REQUIRED WORK
Transcribe every line exactly and omit anything that is a picture.

-- Begin --

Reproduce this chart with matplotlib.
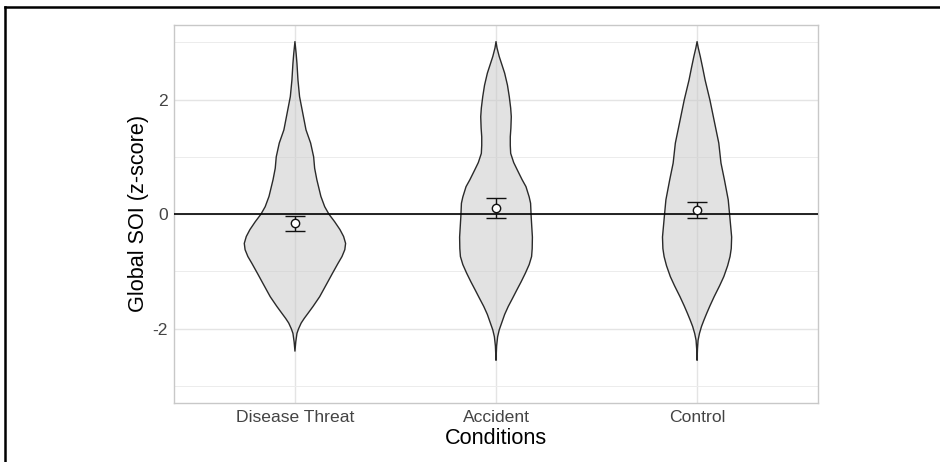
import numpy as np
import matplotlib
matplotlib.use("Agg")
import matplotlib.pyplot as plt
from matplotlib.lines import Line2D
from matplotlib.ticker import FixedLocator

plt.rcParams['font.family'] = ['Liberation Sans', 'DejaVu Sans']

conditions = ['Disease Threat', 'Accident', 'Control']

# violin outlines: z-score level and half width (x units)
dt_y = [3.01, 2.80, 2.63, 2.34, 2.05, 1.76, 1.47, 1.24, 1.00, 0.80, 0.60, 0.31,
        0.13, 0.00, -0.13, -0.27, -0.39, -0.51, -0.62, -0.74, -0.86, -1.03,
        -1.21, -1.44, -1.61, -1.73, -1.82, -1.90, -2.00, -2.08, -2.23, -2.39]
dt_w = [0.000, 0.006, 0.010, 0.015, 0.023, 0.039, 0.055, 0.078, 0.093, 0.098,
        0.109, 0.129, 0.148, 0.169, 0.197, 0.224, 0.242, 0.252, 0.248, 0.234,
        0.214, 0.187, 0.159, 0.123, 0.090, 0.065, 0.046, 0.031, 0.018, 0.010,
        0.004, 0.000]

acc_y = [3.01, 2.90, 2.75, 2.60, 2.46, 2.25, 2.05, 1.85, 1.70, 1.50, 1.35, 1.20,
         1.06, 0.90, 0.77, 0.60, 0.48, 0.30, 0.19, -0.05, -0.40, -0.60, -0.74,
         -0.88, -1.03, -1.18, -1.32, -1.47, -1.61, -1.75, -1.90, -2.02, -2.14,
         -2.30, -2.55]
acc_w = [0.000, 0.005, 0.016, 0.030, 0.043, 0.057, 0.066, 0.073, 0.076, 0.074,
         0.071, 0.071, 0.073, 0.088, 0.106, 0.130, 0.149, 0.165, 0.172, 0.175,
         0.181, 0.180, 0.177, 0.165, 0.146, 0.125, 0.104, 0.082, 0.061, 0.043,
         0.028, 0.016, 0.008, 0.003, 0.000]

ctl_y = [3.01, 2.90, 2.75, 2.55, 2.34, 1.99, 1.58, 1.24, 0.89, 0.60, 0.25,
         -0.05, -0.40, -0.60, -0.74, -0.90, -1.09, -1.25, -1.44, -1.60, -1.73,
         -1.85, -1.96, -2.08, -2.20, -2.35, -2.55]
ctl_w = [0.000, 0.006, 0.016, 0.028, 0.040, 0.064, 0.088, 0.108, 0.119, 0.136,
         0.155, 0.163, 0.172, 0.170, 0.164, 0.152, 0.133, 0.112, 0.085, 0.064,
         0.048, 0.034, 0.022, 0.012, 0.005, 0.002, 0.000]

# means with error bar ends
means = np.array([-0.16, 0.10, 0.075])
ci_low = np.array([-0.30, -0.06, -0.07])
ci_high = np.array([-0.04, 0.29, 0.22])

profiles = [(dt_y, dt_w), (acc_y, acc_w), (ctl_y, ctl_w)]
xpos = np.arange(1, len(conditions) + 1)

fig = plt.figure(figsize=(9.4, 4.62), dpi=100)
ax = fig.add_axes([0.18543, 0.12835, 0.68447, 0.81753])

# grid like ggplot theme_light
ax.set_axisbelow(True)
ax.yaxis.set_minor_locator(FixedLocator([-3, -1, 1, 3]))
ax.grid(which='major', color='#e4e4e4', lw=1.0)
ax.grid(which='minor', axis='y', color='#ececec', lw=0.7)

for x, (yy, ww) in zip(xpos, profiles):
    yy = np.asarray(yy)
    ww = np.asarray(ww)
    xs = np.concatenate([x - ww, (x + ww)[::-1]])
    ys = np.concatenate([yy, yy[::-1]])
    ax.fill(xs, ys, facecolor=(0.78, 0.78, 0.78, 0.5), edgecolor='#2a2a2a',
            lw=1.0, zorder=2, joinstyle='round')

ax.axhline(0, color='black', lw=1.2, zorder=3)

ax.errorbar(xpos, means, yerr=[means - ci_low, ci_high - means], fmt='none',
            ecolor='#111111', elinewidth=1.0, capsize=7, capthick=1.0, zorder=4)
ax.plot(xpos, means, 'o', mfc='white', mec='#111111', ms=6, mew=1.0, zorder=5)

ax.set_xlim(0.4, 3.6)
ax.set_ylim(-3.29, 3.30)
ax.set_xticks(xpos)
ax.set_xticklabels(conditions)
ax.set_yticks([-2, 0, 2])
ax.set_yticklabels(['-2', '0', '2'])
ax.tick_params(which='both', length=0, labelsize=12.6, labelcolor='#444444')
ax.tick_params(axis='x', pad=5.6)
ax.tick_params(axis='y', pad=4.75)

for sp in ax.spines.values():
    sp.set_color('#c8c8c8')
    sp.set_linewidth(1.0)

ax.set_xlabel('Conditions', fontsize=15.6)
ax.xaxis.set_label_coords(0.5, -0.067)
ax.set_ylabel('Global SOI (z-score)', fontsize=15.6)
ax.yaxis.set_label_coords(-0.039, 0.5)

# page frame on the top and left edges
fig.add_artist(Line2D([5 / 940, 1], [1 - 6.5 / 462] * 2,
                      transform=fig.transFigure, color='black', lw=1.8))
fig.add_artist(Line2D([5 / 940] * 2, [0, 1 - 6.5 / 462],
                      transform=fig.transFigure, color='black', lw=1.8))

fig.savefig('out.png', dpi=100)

-- End --

RESPONSE TO THE TASK
Reproduce this chart with matplotlib.
import numpy as np
import matplotlib
matplotlib.use("Agg")
import matplotlib.pyplot as plt
from matplotlib.lines import Line2D
from matplotlib.ticker import FixedLocator

plt.rcParams['font.family'] = ['Liberation Sans', 'DejaVu Sans']

conditions = ['Disease Threat', 'Accident', 'Control']

# violin outlines: z-score level and half width (x units)
dt_y = [3.01, 2.80, 2.63, 2.34, 2.05, 1.76, 1.47, 1.24, 1.00, 0.80, 0.60, 0.31,
        0.13, 0.00, -0.13, -0.27, -0.39, -0.51, -0.62, -0.74, -0.86, -1.03,
        -1.21, -1.44, -1.61, -1.73, -1.82, -1.90, -2.00, -2.08, -2.23, -2.39]
dt_w = [0.000, 0.006, 0.010, 0.015, 0.023, 0.039, 0.055, 0.078, 0.093, 0.098,
        0.109, 0.129, 0.148, 0.169, 0.197, 0.224, 0.242, 0.252, 0.248, 0.234,
        0.214, 0.187, 0.159, 0.123, 0.090, 0.065, 0.046, 0.031, 0.018, 0.010,
        0.004, 0.000]

acc_y = [3.01, 2.90, 2.75, 2.60, 2.46, 2.25, 2.05, 1.85, 1.70, 1.50, 1.35, 1.20,
         1.06, 0.90, 0.77, 0.60, 0.48, 0.30, 0.19, -0.05, -0.40, -0.60, -0.74,
         -0.88, -1.03, -1.18, -1.32, -1.47, -1.61, -1.75, -1.90, -2.02, -2.14,
         -2.30, -2.55]
acc_w = [0.000, 0.005, 0.016, 0.030, 0.043, 0.057, 0.066, 0.073, 0.076, 0.074,
         0.071, 0.071, 0.073, 0.088, 0.106, 0.130, 0.149, 0.165, 0.172, 0.175,
         0.181, 0.180, 0.177, 0.165, 0.146, 0.125, 0.104, 0.082, 0.061, 0.043,
         0.028, 0.016, 0.008, 0.003, 0.000]

ctl_y = [3.01, 2.90, 2.75, 2.55, 2.34, 1.99, 1.58, 1.24, 0.89, 0.60, 0.25,
         -0.05, -0.40, -0.60, -0.74, -0.90, -1.09, -1.25, -1.44, -1.60, -1.73,
         -1.85, -1.96, -2.08, -2.20, -2.35, -2.55]
ctl_w = [0.000, 0.006, 0.016, 0.028, 0.040, 0.064, 0.088, 0.108, 0.119, 0.136,
         0.155, 0.163, 0.172, 0.170, 0.164, 0.152, 0.133, 0.112, 0.085, 0.064,
         0.048, 0.034, 0.022, 0.012, 0.005, 0.002, 0.000]

# means with error bar ends
means = np.array([-0.16, 0.10, 0.075])
ci_low = np.array([-0.30, -0.06, -0.07])
ci_high = np.array([-0.04, 0.29, 0.22])

profiles = [(dt_y, dt_w), (acc_y, acc_w), (ctl_y, ctl_w)]
xpos = np.arange(1, len(conditions) + 1)

fig = plt.figure(figsize=(9.4, 4.62), dpi=100)
ax = fig.add_axes([0.18543, 0.12835, 0.68447, 0.81753])

# grid like ggplot theme_light
ax.set_axisbelow(True)
ax.yaxis.set_minor_locator(FixedLocator([-3, -1, 1, 3]))
ax.grid(which='major', color='#e4e4e4', lw=1.0)
ax.grid(which='minor', axis='y', color='#ececec', lw=0.7)

for x, (yy, ww) in zip(xpos, profiles):
    yy = np.asarray(yy)
    ww = np.asarray(ww)
    xs = np.concatenate([x - ww, (x + ww)[::-1]])
    ys = np.concatenate([yy, yy[::-1]])
    ax.fill(xs, ys, facecolor=(0.78, 0.78, 0.78, 0.5), edgecolor='#2a2a2a',
            lw=1.0, zorder=2, joinstyle='round')

ax.axhline(0, color='black', lw=1.2, zorder=3)

ax.errorbar(xpos, means, yerr=[means - ci_low, ci_high - means], fmt='none',
            ecolor='#111111', elinewidth=1.0, capsize=7, capthick=1.0, zorder=4)
ax.plot(xpos, means, 'o', mfc='white', mec='#111111', ms=6, mew=1.0, zorder=5)

ax.set_xlim(0.4, 3.6)
ax.set_ylim(-3.29, 3.30)
ax.set_xticks(xpos)
ax.set_xticklabels(conditions)
ax.set_yticks([-2, 0, 2])
ax.set_yticklabels(['-2', '0', '2'])
ax.tick_params(which='both', length=0, labelsize=12.6, labelcolor='#444444')
ax.tick_params(axis='x', pad=5.6)
ax.tick_params(axis='y', pad=4.75)

for sp in ax.spines.values():
    sp.set_color('#c8c8c8')
    sp.set_linewidth(1.0)

ax.set_xlabel('Conditions', fontsize=15.6)
ax.xaxis.set_label_coords(0.5, -0.067)
ax.set_ylabel('Global SOI (z-score)', fontsize=15.6)
ax.yaxis.set_label_coords(-0.039, 0.5)

# page frame on the top and left edges
fig.add_artist(Line2D([5 / 940, 1], [1 - 6.5 / 462] * 2,
                      transform=fig.transFigure, color='black', lw=1.8))
fig.add_artist(Line2D([5 / 940] * 2, [0, 1 - 6.5 / 462],
                      transform=fig.transFigure, color='black', lw=1.8))

fig.savefig('out.png', dpi=100)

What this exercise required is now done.